The rapid development of single-cell RNA-sequencing (scRNA-seq) technology, with increased sparsity compared to bulk RNA-sequencing (RNA-seq), has led to the emergence of many methods for preprocessing, including imputation methods. Researchers from the Johns Hopkins Bloomberg School of Public Health systematically evaluate the performance of 18 state-of-the-art scRNA-seq imputation methods using cell line and tissue data measured across experimental protocols. Specifically, they assess the similarity of imputed cell profiles to bulk samples as well as investigate whether methods recover relevant biological signals or introduce spurious noise in three downstream analyses: differential expression, unsupervised clustering, and inferring pseudotemporal trajectories. Broadly, the researchers found significant variability in the performance of the methods across evaluation settings. While most scRNA-seq imputation methods recover biological expression observed in bulk RNA-seq data, the majority of the methods do not improve performance in downstream analyses compared to no imputation, in particular for clustering and trajectory analysis, and thus should be used with caution. Furthermore, they found that the performance of scRNA-seq imputation methods depends on many factors including the experimental protocol, the sparsity of the data, the number of cells in the dataset, and the magnitude of the effect sizes. The researchers provide a key set of recommendations for users and investigators to navigate the current space of scRNA-seq imputation methods.
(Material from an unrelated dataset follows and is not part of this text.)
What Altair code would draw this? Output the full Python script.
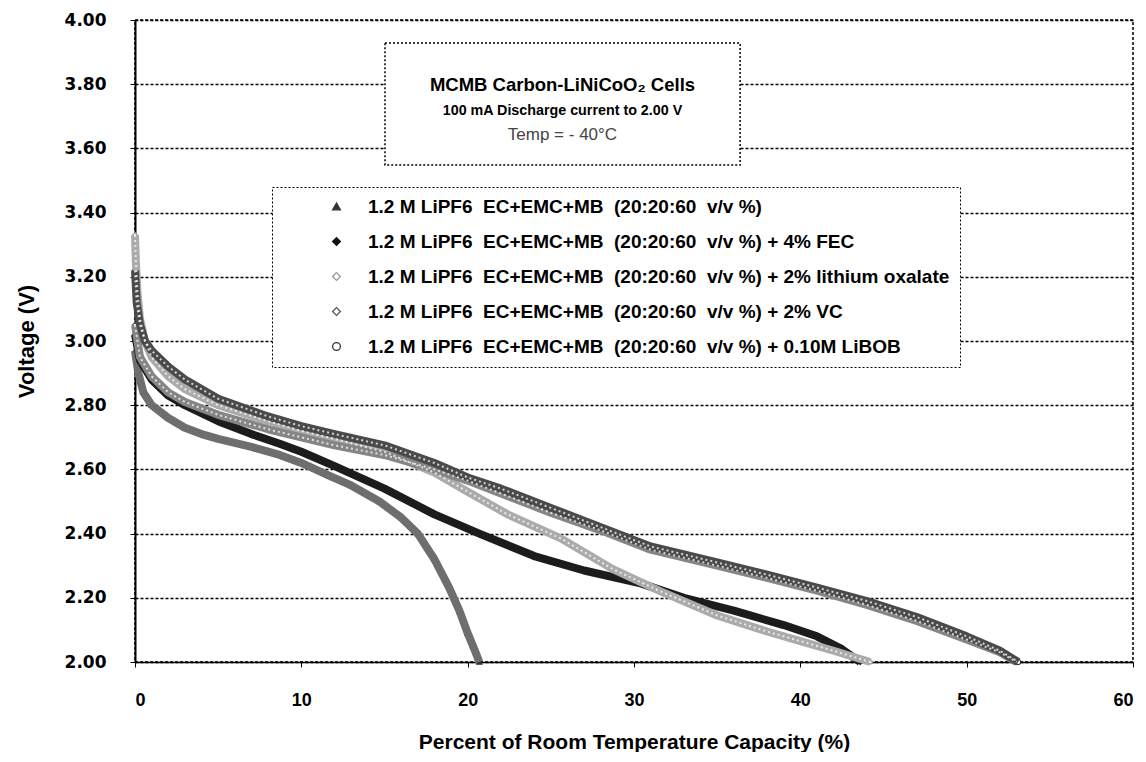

Motivation and overview of benchmark evaluation of scRNA-seq imputation methods
(A) Dimension reduction results after applying Principal Components Analysis (PCA) from either no imputation method (no_imp highlighted in red) or the 18 imputation methods using the null simulations data in which no structural pattern is expected. The color represents the simulated library size (defined as the total sum of counts across all relevant features) for each cell. (B) An overview of the benchmark comparison evaluating 18 scRNA-seq imputation methods.